Handbook to the Birds of Australia
- Title page for Handbook to the Birds of Australia (1865)
- Author: John Gould
- Language: English
- Subject: Australian birds
- Genre: Zoology
- Publisher: Author: London
- Publication date: 1865
- Media type: Print (hardcover)
- Pages: xxiv + 636 (vol.1), 630 (vol.2)

= Handbook to the Birds of Australia =

Book by John Gould

The Handbook to the Birds of Australia is a two-volume work published in London in 1865 by the author John Gould. It was published in octavo format (250 x 170 mm), containing some 1290 pages, bound in green cloth with gilt lyrebirds on the front covers and with decorated gilt spines. The two volumes are separately paginated and include no illustrations. It is essentially a revision and update of the text originally published with Gould's monumental illustrated folio The Birds of Australia, which was published in seven volumes between 1840 and 1848. The author says in his Preface:

Nearly twenty years have elapsed since my folio work on the Birds of Australia was completed. During that period many new species have been discovered, and much additional information acquired respecting those comprised therein; consequently it appeared to me that a careful résumé of the entire subject would be acceptable to the possessors of the former edition, as well as to the many persons in Australia who are now turning their attention to the ornithology of the country in which they are resident. Indeed I have been assured that such a work is greatly needed to enable the explorer during his journeyings, or the student in his quiet home, to identify the species that may come under his notice, and as a means by which the curators of the museums now established in the various colonies may arrange and name the collections intrusted to their charge. With these views the present Handbook has been prepared.

In 1972 Lansdowne Editions published a facsimile reprint of the Handbook, with the two volumes bound in one, including a foreword (“A Note on the Handbook”) by Allan McEvey, Curator of Birds at the National Museum of Victoria, as well as a biographical note on John Gould by John Currey. In his foreword McEvey says:

The essential status of the Handbook emerges from its historical position; it looks back to the beginning of Australian ornithology, summarizing the known, and forward to the great Catalogue by Sharpe and others, and to the Australian works of Ramsay, Campbell, North and Mathews. From this transitional point it provides the present-day worker with an invaluable link between the early and the recent. Here will be found the familiar quote, (e.g. on the strength of Shrike-tit mandibles), the elusive reference, (e.g. an early note on the possible breaking of Emu’s eggs by the Buzzard), and many an easily over-looked observation (e.g. the remarks on the flight of the Owlet-nightjar). If one sees the text in historical perspective and reads critically (e.g. Gould’s comments on the nesting sites of pardalotes are inadequate) it may generally be said that the Handbook entry offers the best starting-point for the serious gathering of information on any particular Australian species.

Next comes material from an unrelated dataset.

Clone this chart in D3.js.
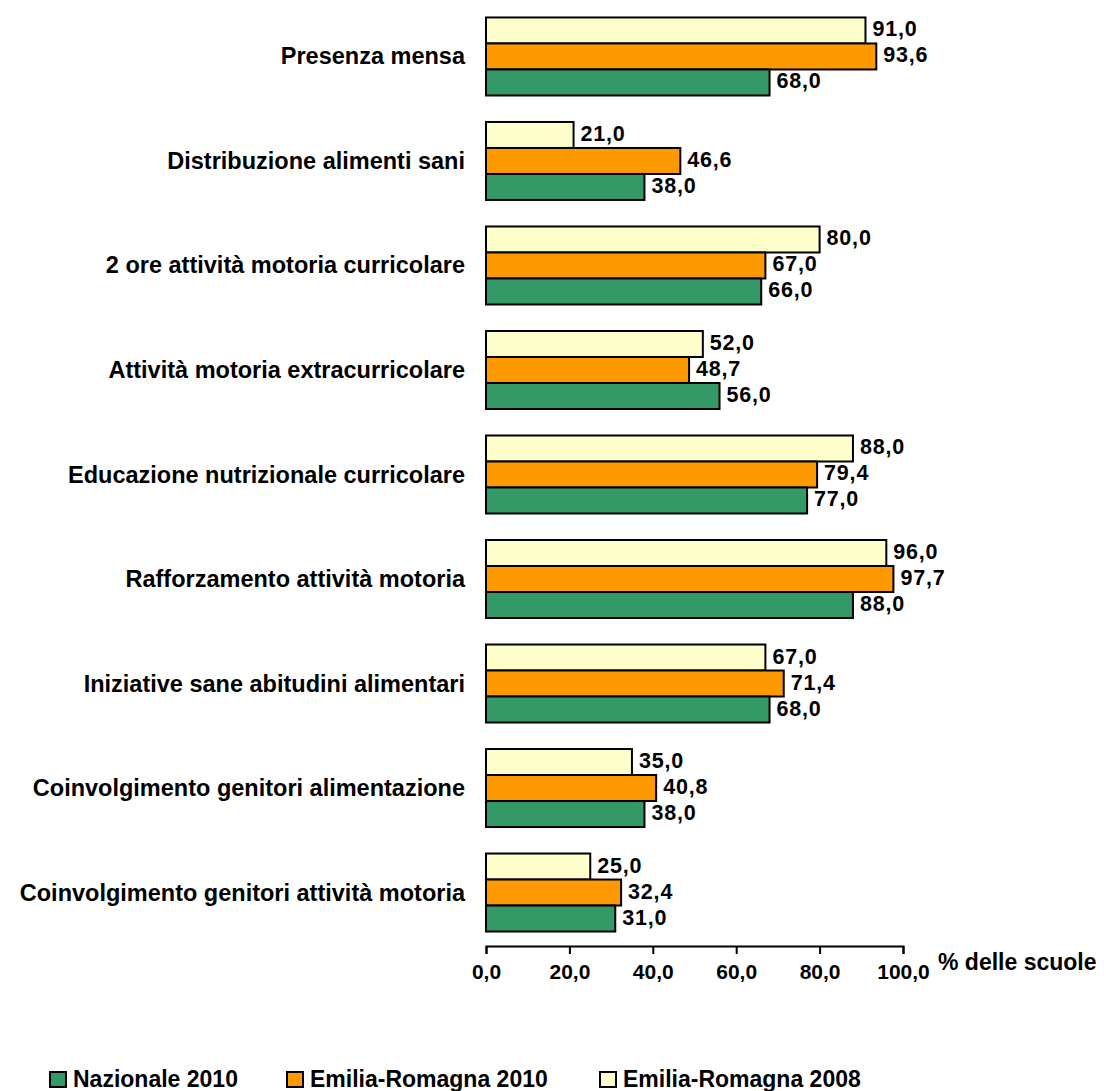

But in addition to the extraordinary amount of good observation it records, and to its plentiful snippets of ornithological and, indeed, Australian history, the Handbook offers pleasing samples of natural history prose of the nineteenth century which, verbose or not, reflect the dignity that the age expected of its science. It is true that Gould broadly speaking, was deaf to the song of Australian birds, but this probably shows the subjectiveness of nationality rather than a lack of appreciative ability. He was an Englishman, attuned to a mellow countryside and a seasonal bird-song, now in an arid land, looking – and listening – for ornithological differences. The Murray Scrub (mallee) was a far cry from Dorset, and 26 Charlotte Street; he heard little that stimulated nostalgic affection; and one does not become an Australian in two years But he was not insensitive and his various comments illustrate both his inevitable limitation and his response to the aesthetic.